O rigoroso respeito aos contratos, uma cláusula pétrea da Constituição, é um valor historicamente defendido pelos governos brasileiros de esquerda e de direita.
A inexistência de precedentes contrários diferencia o Brasil positivamente de diversos outros países latino-americanos.
Hoje, contudo, corremos o risco de adentrarmos o grupo dos países que desrespeitam contratos por políticas de governo ou razões ideológicas, ignorando preceitos constitucionais básicos.
Dando seguimento a um pedido feito pela Federação Única dos Petroleiros (FUP), o Ministro Alexandre Silveira enviou ofício à Petrobras no final de fevereiro solicitando a “possibilidade de suspensão” por 90 dias dos processos de desinvestimento desde que ela “não colocasse em risco os interesses intransponíveis da companhia” – aparentemente uma tentativa de eximir o MME de responsabilidade por eventuais prejuízos causados pela suspensão.
Em resposta, a Petrobras publicou um Fato Relevante informando que analisaria os processos em curso – inclusive compromissos já assumidos – sob a ótica do direito civil e dentro das regras de governança.
Numa coletiva de imprensa no dia seguinte, o Presidente da Petrobras, Jean Paul Prates, confirmou a suspensão de todos os processos de desinvestimento, inclusive aqueles assinados.
O inédito (e chocante) neste caso é que não há precedente de pedido de suspensão de negociações direcionados à Petrobras pelo Governo Federal, muito menos de transações já celebradas.
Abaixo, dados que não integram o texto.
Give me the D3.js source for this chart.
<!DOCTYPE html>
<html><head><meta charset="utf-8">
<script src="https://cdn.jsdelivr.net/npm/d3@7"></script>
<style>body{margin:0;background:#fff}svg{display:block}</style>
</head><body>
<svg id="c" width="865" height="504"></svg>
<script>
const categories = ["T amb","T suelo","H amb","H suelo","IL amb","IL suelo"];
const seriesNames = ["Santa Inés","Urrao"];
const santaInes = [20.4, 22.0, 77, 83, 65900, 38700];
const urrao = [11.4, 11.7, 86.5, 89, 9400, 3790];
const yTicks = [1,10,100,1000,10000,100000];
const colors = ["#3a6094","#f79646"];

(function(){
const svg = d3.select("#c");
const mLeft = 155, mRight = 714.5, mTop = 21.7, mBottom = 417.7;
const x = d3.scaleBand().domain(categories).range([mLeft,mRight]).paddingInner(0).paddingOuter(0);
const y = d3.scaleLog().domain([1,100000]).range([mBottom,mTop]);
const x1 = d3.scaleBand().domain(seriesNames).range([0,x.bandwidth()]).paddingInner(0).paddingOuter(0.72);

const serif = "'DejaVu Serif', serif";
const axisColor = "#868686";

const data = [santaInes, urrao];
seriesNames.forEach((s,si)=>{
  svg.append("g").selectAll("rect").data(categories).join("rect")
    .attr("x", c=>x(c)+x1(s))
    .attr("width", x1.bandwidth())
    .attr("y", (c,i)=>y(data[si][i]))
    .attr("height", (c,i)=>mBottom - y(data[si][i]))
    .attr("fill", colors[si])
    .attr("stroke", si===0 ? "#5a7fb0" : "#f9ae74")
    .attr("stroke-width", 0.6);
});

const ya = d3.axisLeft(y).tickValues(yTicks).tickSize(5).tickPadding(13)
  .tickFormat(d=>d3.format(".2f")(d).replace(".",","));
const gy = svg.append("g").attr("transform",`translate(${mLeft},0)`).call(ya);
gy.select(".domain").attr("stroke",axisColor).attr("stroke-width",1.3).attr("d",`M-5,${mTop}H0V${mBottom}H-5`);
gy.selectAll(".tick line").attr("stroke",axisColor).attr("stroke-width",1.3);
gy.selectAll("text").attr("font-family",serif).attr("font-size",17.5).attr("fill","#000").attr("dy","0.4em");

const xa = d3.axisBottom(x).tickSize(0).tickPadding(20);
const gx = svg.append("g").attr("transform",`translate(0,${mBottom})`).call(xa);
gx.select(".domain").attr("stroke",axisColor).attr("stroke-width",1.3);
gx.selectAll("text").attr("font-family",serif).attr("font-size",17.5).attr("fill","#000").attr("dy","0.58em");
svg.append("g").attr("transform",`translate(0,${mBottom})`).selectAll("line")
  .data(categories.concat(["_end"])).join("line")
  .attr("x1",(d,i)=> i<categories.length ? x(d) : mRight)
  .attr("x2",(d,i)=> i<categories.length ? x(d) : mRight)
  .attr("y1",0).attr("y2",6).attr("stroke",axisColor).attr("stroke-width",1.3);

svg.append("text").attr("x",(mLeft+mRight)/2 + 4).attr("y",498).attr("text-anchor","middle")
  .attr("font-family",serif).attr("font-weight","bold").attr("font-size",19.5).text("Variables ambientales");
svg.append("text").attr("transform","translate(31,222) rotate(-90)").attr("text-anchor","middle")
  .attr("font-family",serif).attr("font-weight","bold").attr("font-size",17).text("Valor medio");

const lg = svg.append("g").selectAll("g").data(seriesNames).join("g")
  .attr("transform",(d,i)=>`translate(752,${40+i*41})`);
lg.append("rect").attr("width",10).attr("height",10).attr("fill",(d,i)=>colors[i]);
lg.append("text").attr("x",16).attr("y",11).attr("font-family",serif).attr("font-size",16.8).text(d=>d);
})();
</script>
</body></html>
Igualmente, não há previsão legal que permita ao Ministério interferir desta maneira em empresa listada em Bolsa, afetando o mercado direta e indiretamente e causando potenciais prejuízos ao interesse público e privado.
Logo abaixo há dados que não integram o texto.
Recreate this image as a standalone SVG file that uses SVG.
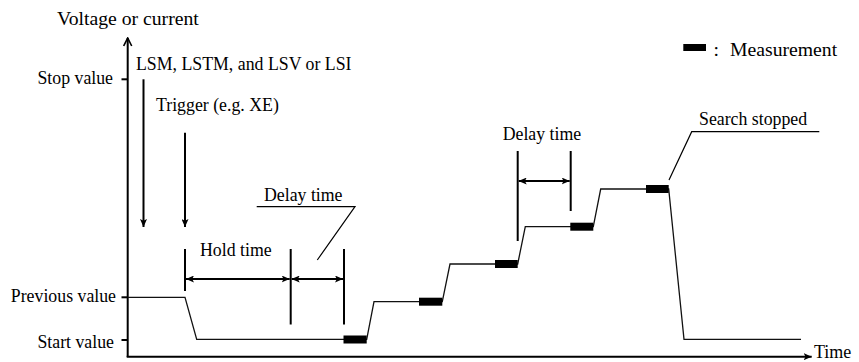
<svg xmlns="http://www.w3.org/2000/svg" width="859" height="362" viewBox="0 0 859 362">
<style>
.lbl{font-size:17.8px}
.big{font-size:19.7px}
.ax{stroke:#000;stroke-width:2;fill:none}
.dim{stroke:#000;stroke-width:2;fill:none}
.thin{stroke:#000;stroke-width:1.2;fill:none}
.wave{stroke:#111;stroke-width:1.3;fill:none;stroke-linejoin:miter}
.meas{fill:#000}
</style>
<defs>
<marker id="ah" viewBox="0 0 8 7" refX="8" refY="3.5" markerWidth="8" markerHeight="7" markerUnits="userSpaceOnUse" orient="auto-start-reverse">
<path d="M0,0 L8,3.5 L0,7 L1.8,3.5 Z" fill="#000"/>
</marker>
<marker id="open" viewBox="0 0 10 10" refX="9" refY="5" markerWidth="10" markerHeight="10" markerUnits="userSpaceOnUse" orient="auto">
<path d="M1,1 L9,5 L1,9" fill="none" stroke="#000" stroke-width="1.6"/>
</marker>
</defs>
<rect width="859" height="362" fill="#fff"/>
<g font-family="'Liberation Serif', 'Times New Roman', Tinos, 'DejaVu Serif', serif" fill="#000">

<g id="axes">
<line class="ax" x1="127.7" y1="357" x2="127.7" y2="38" marker-end="url(#open)"/>
<line class="ax" x1="126.7" y1="356.7" x2="811.7" y2="356.7" marker-end="url(#ah)"/>
<line class="ax" x1="121.5" y1="79.3" x2="127.7" y2="79.3"/>
<line class="ax" x1="121.5" y1="297.3" x2="127.7" y2="297.3"/>
<line class="ax" x1="121.5" y1="340" x2="127.7" y2="340"/>
<text class="big" x="57" y="25">Voltage or current</text>
<text class="lbl" x="113" y="84" text-anchor="end">Stop value</text>
<text class="lbl" x="116" y="302" text-anchor="end">Previous value</text>
<text class="lbl" x="114" y="348.3" text-anchor="end">Start value</text>
<text class="lbl" x="814" y="358" style="font-size:18px">Time</text>
</g>

<g id="waveform">
<polyline class="wave" points="127.7,297.3 185,297.3 196.7,339.3 366.7,339.3 374,301.7 442.3,301.7 450,264 517.7,264 525.3,226.7 593.3,226.7 600.7,189 668.7,189 684,339.3 801,339.3"/>
<rect class="meas" x="343.5" y="335.5" width="23.2" height="8"/>
<rect class="meas" x="419" y="297.7" width="23.3" height="8"/>
<rect class="meas" x="495" y="260" width="22.7" height="8"/>
<rect class="meas" x="570.3" y="222.7" width="23" height="8"/>
<rect class="meas" x="646" y="185" width="22.7" height="8"/>
</g>

<g id="commands">
<line class="dim" x1="143.5" y1="79.3" x2="143.5" y2="227" marker-end="url(#ah)"/>
<text class="lbl" x="136" y="69.5">LSM, LSTM, and LSV or LSI</text>
</g>

<g id="trigger">
<line class="dim" x1="185" y1="132.7" x2="185" y2="227" marker-end="url(#ah)"/>
<text class="lbl" x="156" y="110.5">Trigger (e.g. XE)</text>
</g>

<g id="hold-time">
<line class="dim" x1="185" y1="249" x2="185" y2="291"/>
<line class="dim" x1="290.7" y1="249" x2="290.7" y2="324.5"/>
<line class="dim" x1="344" y1="249" x2="344" y2="324.5"/>
<line class="dim" x1="186" y1="279" x2="289.7" y2="279" marker-start="url(#ah)" marker-end="url(#ah)"/>
<text class="lbl" x="200" y="256">Hold time</text>
</g>

<g id="delay-time-1">
<line class="dim" x1="291.7" y1="279" x2="343" y2="279" marker-start="url(#ah)" marker-end="url(#ah)"/>
<polyline class="thin" points="256.7,206.7 355,206.7 317.3,260"/>
<text class="lbl" x="264" y="200.5">Delay time</text>
</g>

<g id="delay-time-2">
<line class="dim" x1="517.7" y1="151" x2="517.7" y2="241"/>
<line class="dim" x1="570.7" y1="151" x2="570.7" y2="211"/>
<line class="dim" x1="518.7" y1="181" x2="569.7" y2="181" marker-start="url(#ah)" marker-end="url(#ah)"/>
<text class="lbl" x="502.7" y="140">Delay time</text>
</g>

<g id="search-stopped">
<polyline class="thin" points="819.3,131.7 691.7,131.7 669,180"/>
<text class="lbl" x="699" y="125">Search stopped</text>
</g>

<g id="legend">
<rect class="meas" x="683.3" y="44" width="22.7" height="7"/>
<text class="big" x="713.5" y="55.5">:</text>
<text class="big" x="730" y="55.5">Measurement</text>
</g>
</g>
</svg>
A Petrobras, por sua vez, na seção sobre governança em seu site de relações com investidores, fala em “estrita observância” às normas e leis nacionais e internacionais.
Claramente não é o que está acontecendo, visto que, em resposta ao ofício que pediu que se verificasse a possibilidade de suspensão, a Petrobras optou por interromper inclusive transações assinadas e divulgadas ao mercado.
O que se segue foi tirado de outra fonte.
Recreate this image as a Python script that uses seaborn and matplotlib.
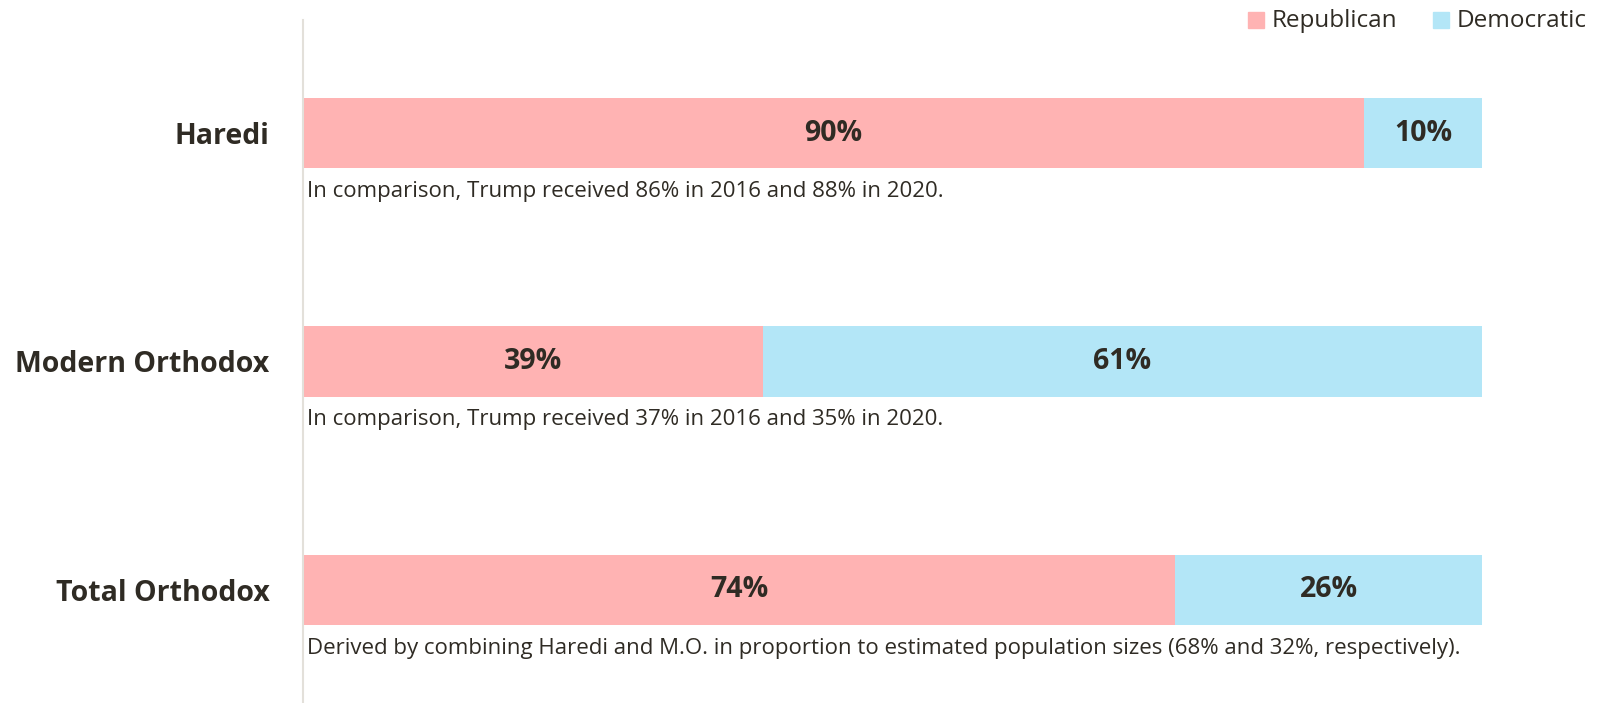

As vendas de ativos que a Petrobras fez nos últimos anos já foram contestadas em diversas instâncias do Judiciário, e o procedimento da empresa foi visto, revisto e aprovado pelo Supremo Tribunal Federal e o Tribunal de Contas da União.
Várias das empresas compradoras destes ativos são listadas no Brasil e no exterior, e as repercussões legais da suspensão incluem a quebra de previsões contratuais e de leis tanto no Brasil quanto no exterior.
Segundo dados da Associação Brasileira de Produtores Independentes de Petróleo e Gás (ABPIP), as “junior oils”, grupo do qual essas empresas fazem parte, geram 315 mil empregos no Brasil e pagaram cerca de R$ 1 bilhão em royalties no ano passado.
Essas empresas hoje produzem 150 mil barris de óleo equivalente por dia, e planejam chegar a 500 mil até 2029, com investimentos previstos de R$ 40 bilhões no período.
Investidores nacionais e internacionais dos mais diversos setores da economia estão atentos à condução das relações entre público e privado.
Vamos nos reafirmar como um País que zela pela segurança jurídica para investimentos, ou queremos entrar para o grupo dos que desconsideram aquilo que assinam? Que tipo de país é o Brasil?
Giovani Loss é sócio do Mattos Filho, que representa empresas que compraram ativos como parte do programa de desinvestimento da Petrobras. É Mestre em Direito pela USP, Master of Laws (LLM) pela Universidade de Stanford e Doutorando em Energia pela USP.